For developers with queued renewables who want to add storage, CAISO's congestion management approach offers a flexible definition of material modification. Studies must show "the modification either improves or does not adversely impact the costs and benefits (including reliability) of the interconnection."
This has allowed hybrids to add "significant versatility to our system," LeVine told the conference.
"Innovation finds a way. For now, put storage with everything and we will figure out how to use it."
Mark Ahlstrom
Vice President of Renewable Energy Policy and Board President of the Energy Systems Integration Group, NextEra Energy
MISO and other system operators use different "study models" than CAISO, MISO's Noel Augustine said. CAISO's rules could lead to overbuilding transmission and increasing costs to MISO customers, he added. ISO-NE's McBride was non-committal about congestion mitigation for New England. Both, like CAISO, want more operational experience with hybrids.
"Congestion management is a gatekeeping exercise that seems to be working well in California," Research Scientist Andrew Mills, co-author of the LBNL hybrid study said. It limits the time and cost of studies and allows the project to move ahead, but protects reliability by allocating dispatch decisions and the related risk to the hybrid owner. It could apply in other regions.

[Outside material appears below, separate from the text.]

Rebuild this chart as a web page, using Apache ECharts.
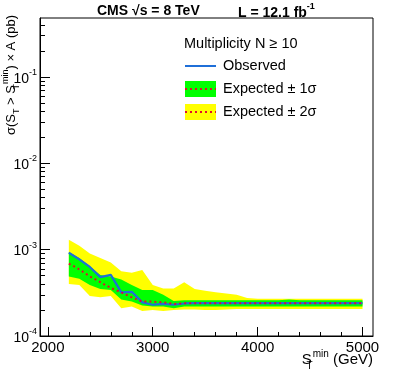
<!DOCTYPE html>
<html>
<head>
<meta charset="utf-8">
<script src="https://cdn.jsdelivr.net/npm/echarts@6/dist/echarts.min.js"></script>
<style>html,body{margin:0;padding:0;background:#fff}#c{width:393px;height:374px}</style>
</head>
<body>
<div id="c"></div>
<script>
// ---- data ----
const stMin = [2200,2300,2400,2500,2600,2700,2800,2900,3000,3100,3200,3300,3400,3500,3600,3700,3800,3900,4000,4100,4200,4300,4400,4500,4600,4700,4800,4900,5000];
const observed = [9.2e-4,7.7e-4,6.3e-4,4.8e-4,5.1e-4,3.2e-4,3.25e-4,2.45e-4,2.3e-4,2.35e-4,2.3e-4,2.38e-4,2.4e-4,2.4e-4,2.4e-4,2.4e-4,2.4e-4,2.4e-4,2.4e-4,2.4e-4,2.4e-4,2.4e-4,2.4e-4,2.4e-4,2.4e-4,2.4e-4,2.4e-4,2.4e-4,2.4e-4];
const expected = [6.9e-4,5.9e-4,4.9e-4,4.2e-4,3.6e-4,3.2e-4,2.8e-4,2.5e-4,2.5e-4,2.45e-4,2.35e-4,2.4e-4,2.4e-4,2.4e-4,2.4e-4,2.4e-4,2.4e-4,2.4e-4,2.4e-4,2.4e-4,2.4e-4,2.4e-4,2.4e-4,2.4e-4,2.4e-4,2.4e-4,2.4e-4,2.4e-4,2.4e-4];
const oneSigmaHi = [9.4e-4,8.0e-4,6.4e-4,5.1e-4,4.9e-4,4.5e-4,3.9e-4,3.4e-4,3.4e-4,3.0e-4,2.55e-4,2.6e-4,2.6e-4,2.6e-4,2.6e-4,2.6e-4,2.6e-4,2.6e-4,2.6e-4,2.6e-4,2.6e-4,2.65e-4,2.6e-4,2.6e-4,2.6e-4,2.6e-4,2.6e-4,2.6e-4,2.6e-4];
const oneSigmaLo = [4.9e-4,4.6e-4,3.9e-4,3.5e-4,3.4e-4,2.65e-4,2.5e-4,2.25e-4,2.2e-4,2.2e-4,2.1e-4,2.2e-4,2.2e-4,2.2e-4,2.2e-4,2.2e-4,2.2e-4,2.2e-4,2.2e-4,2.2e-4,2.2e-4,2.2e-4,2.2e-4,2.2e-4,2.2e-4,2.2e-4,2.2e-4,2.2e-4,2.2e-4];
const twoSigmaHi = [1.3e-3,1.11e-3,9.0e-4,8.0e-4,7.1e-4,5.6e-4,5.4e-4,5.8e-4,3.9e-4,3.55e-4,3.55e-4,4.2e-4,3.5e-4,3.35e-4,3.2e-4,3.1e-4,3.0e-4,2.75e-4,2.7e-4,2.7e-4,2.7e-4,2.7e-4,2.7e-4,2.7e-4,2.7e-4,2.7e-4,2.7e-4,2.7e-4,2.7e-4];
const twoSigmaLo = [4.0e-4,3.9e-4,2.9e-4,2.8e-4,2.9e-4,2.1e-4,2.2e-4,1.95e-4,2.0e-4,1.95e-4,2.0e-4,2.02e-4,2.03e-4,2.0e-4,2.0e-4,2.02e-4,2.05e-4,2.05e-4,2.05e-4,2.05e-4,2.05e-4,2.05e-4,2.05e-4,2.05e-4,2.05e-4,2.05e-4,2.05e-4,2.05e-4,2.05e-4];
const xMajorTicks = [2000,3000,4000,5000];
const xMinorTicks = [2200,2400,2600,2800,3200,3400,3600,3800,4200,4400,4600,4800];
const yMajorTicks = [1e-4,1e-3,1e-2,1e-1];
const yMinorTicks = [2e-4,3e-4,4e-4,5e-4,6e-4,7e-4,8e-4,9e-4,2e-3,3e-3,4e-3,5e-3,6e-3,7e-3,8e-3,9e-3,2e-2,3e-2,4e-2,5e-2,6e-2,7e-2,8e-2,9e-2,2e-1,3e-1,4e-1];

const FONT = '"Liberation Sans", Arial, Helvetica, sans-serif';
const GREEN = '#00ff00', YELLOW = '#ffff00', BLUE = '#1f6fd8', RED = '#e0102e';

function band(lo, hi, color) {
  return {
    type: 'custom', silent: true, clip: true, z: 1,
    data: stMin.map((x, i) => [x, lo[i], hi[i]]),
    encode: { x: 0, y: [1, 2] },
    renderItem: function (params, api) {
      if (params.dataIndex !== 0) return null;
      const pts = [];
      for (let i = 0; i < stMin.length; i++) pts.push(api.coord([stMin[i], hi[i]]));
      for (let i = stMin.length - 1; i >= 0; i--) pts.push(api.coord([stMin[i], lo[i]]));
      return { type: 'polygon', shape: { points: pts }, style: { fill: color, stroke: null } };
    }
  };
}

const chart = echarts.init(document.getElementById('c'), null, { renderer: 'canvas' });
const xBase = { type: 'value', min: 1925, max: 5100, gridIndex: 0 };
const yBase = { type: 'log', min: 1e-4, max: 0.48, logBase: 10, gridIndex: 0 };

chart.setOption({
  animation: false,
  backgroundColor: '#fff',
  grid: { left: 40, right: 20, top: 18, bottom: 38, show: true, borderColor: '#000', borderWidth: 1, backgroundColor: 'transparent' },
  xAxis: [
    Object.assign({}, xBase, {
      position: 'bottom',
      axisLine: { show: true, lineStyle: { color: '#000', width: 1 } },
      axisTick: { show: true, inside: true, length: 9, customValues: xMajorTicks, lineStyle: { color: '#000' } },
      axisLabel: { show: true, customValues: xMajorTicks, margin: 4, color: '#000', fontSize: 15, fontFamily: FONT,
        formatter: function (v) { return String(Math.round(v)); } },
      splitLine: { show: false }
    }),
    Object.assign({}, xBase, {
      position: 'bottom',
      axisLine: { show: false },
      axisTick: { show: true, inside: true, length: 4, customValues: xMinorTicks, lineStyle: { color: '#000' } },
      axisLabel: { show: false },
      splitLine: { show: false }
    })
  ],
  yAxis: [
    Object.assign({}, yBase, {
      position: 'left',
      axisLine: { show: true, lineStyle: { color: '#000', width: 1 } },
      axisTick: { show: true, inside: true, length: 10, customValues: yMajorTicks, lineStyle: { color: '#000' } },
      axisLabel: {
        show: true, customValues: yMajorTicks, margin: 3, color: '#000', fontFamily: FONT,
        formatter: function (v) { return '{b|10}{s|' + Math.round(Math.log10(v)) + '}'; },
        rich: {
          b: { fontSize: 14, fontFamily: FONT, color: '#000', verticalAlign: 'bottom', lineHeight: 18 },
          s: { fontSize: 9, fontFamily: FONT, color: '#000', verticalAlign: 'top', lineHeight: 10 }
        }
      },
      splitLine: { show: false }
    }),
    Object.assign({}, yBase, {
      position: 'left',
      axisLine: { show: false },
      axisTick: { show: true, inside: true, length: 5, customValues: yMinorTicks, lineStyle: { color: '#000' } },
      axisLabel: { show: false },
      splitLine: { show: false }
    })
  ],
  series: [
    band(twoSigmaLo, twoSigmaHi, YELLOW),
    band(oneSigmaLo, oneSigmaHi, GREEN),
    { type: 'line', name: 'Observed', data: stMin.map((x, i) => [x, observed[i]]), symbol: 'none', z: 3,
      lineStyle: { color: BLUE, width: 2.2 } },
    { type: 'line', name: 'Expected', data: stMin.map((x, i) => [x, expected[i]]), symbol: 'none', z: 4,
      lineStyle: { color: RED, width: 2, type: [2, 3] } }
  ],
  graphic: [
    // title
    { type: 'text', left: 97, top: 4, style: { text: 'CMS √s = 8 TeV', fontSize: 14, fontWeight: 'bold', fontFamily: FONT, fill: '#000' } },
    { type: 'text', left: 238, top: 2, style: {
      text: '{a|L = 12.1 fb}{s|-1}', fill: '#000',
      rich: { a: { fontSize: 14, fontWeight: 'bold', fontFamily: FONT, verticalAlign: 'bottom', lineHeight: 18 },
              s: { fontSize: 9, fontWeight: 'bold', fontFamily: FONT, verticalAlign: 'top', lineHeight: 10 } } } },
    // y-axis title (rotated)
    { type: 'text', x: 21, y: 15, rotation: Math.PI / 2, style: {
      text: '{m|σ(S}{sub|T}{m| > S}{sub2|T}{sup|min}{m|) × A (pb)}', align: 'right', verticalAlign: 'bottom', fill: '#000',
      rich: {
        m: { fontSize: 13, fontFamily: FONT, verticalAlign: 'middle', lineHeight: 20 },
        sub: { fontSize: 9, fontFamily: FONT, verticalAlign: 'bottom', lineHeight: 10 },
        sub2: { fontSize: 9, fontFamily: FONT, verticalAlign: 'bottom', lineHeight: 10, width: 1 },
        sup: { fontSize: 9, fontFamily: FONT, verticalAlign: 'top', lineHeight: 10 }
      } } },
    // x-axis title
    { type: 'text', x: 373, y: 371, style: {
      text: '{m|S}{sub|T}{sup|min}{m| (GeV)}', align: 'right', verticalAlign: 'bottom', fill: '#000',
      rich: {
        m: { fontSize: 15, fontFamily: FONT, verticalAlign: 'middle', lineHeight: 22 },
        sub: { fontSize: 10, fontFamily: FONT, verticalAlign: 'bottom', lineHeight: 10, width: 1 },
        sup: { fontSize: 10, fontFamily: FONT, verticalAlign: 'top', lineHeight: 10 }
      } } },
    // legend
    { type: 'text', x: 184, y: 44, style: { text: 'Multiplicity N ≥ 10', fontSize: 14.5, fontFamily: FONT, fill: '#000', verticalAlign: 'middle' } },
    { type: 'line', shape: { x1: 185, y1: 66, x2: 216, y2: 66 }, style: { stroke: BLUE, lineWidth: 2 } },
    { type: 'text', x: 223, y: 66, style: { text: 'Observed', fontSize: 14.5, fontFamily: FONT, fill: '#000', verticalAlign: 'middle' } },
    { type: 'rect', shape: { x: 185, y: 81, width: 31, height: 16 }, style: { fill: GREEN } },
    { type: 'line', shape: { x1: 185, y1: 89, x2: 216, y2: 89 }, style: { stroke: RED, lineWidth: 2, lineDash: [2, 3] } },
    { type: 'text', x: 223, y: 89, style: { text: 'Expected ± 1σ', fontSize: 14.5, fontFamily: FONT, fill: '#000', verticalAlign: 'middle' } },
    { type: 'rect', shape: { x: 185, y: 104, width: 31, height: 16 }, style: { fill: YELLOW } },
    { type: 'line', shape: { x1: 185, y1: 112, x2: 216, y2: 112 }, style: { stroke: RED, lineWidth: 2, lineDash: [2, 3] } },
    { type: 'text', x: 223, y: 112, style: { text: 'Expected ± 2σ', fontSize: 14.5, fontFamily: FONT, fill: '#000', verticalAlign: 'middle' } }
  ]
});
</script>
</body>
</html>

"System operators are evolving, but some justify unnecessary burdens on developers by playing the reliability card," Gramlich said. "There is a difference between real reliability concerns and legitimate economic choices. California allows developers to make economic choices."
System operators will recognize the value in hybrids' ability to "adapt and innovate" as power sector changes accelerate, Ahlstrom said. "Innovation finds a way. For now, put storage with everything and we will figure out how to use it."
Stakeholder comments on the conference are due Sept. 30.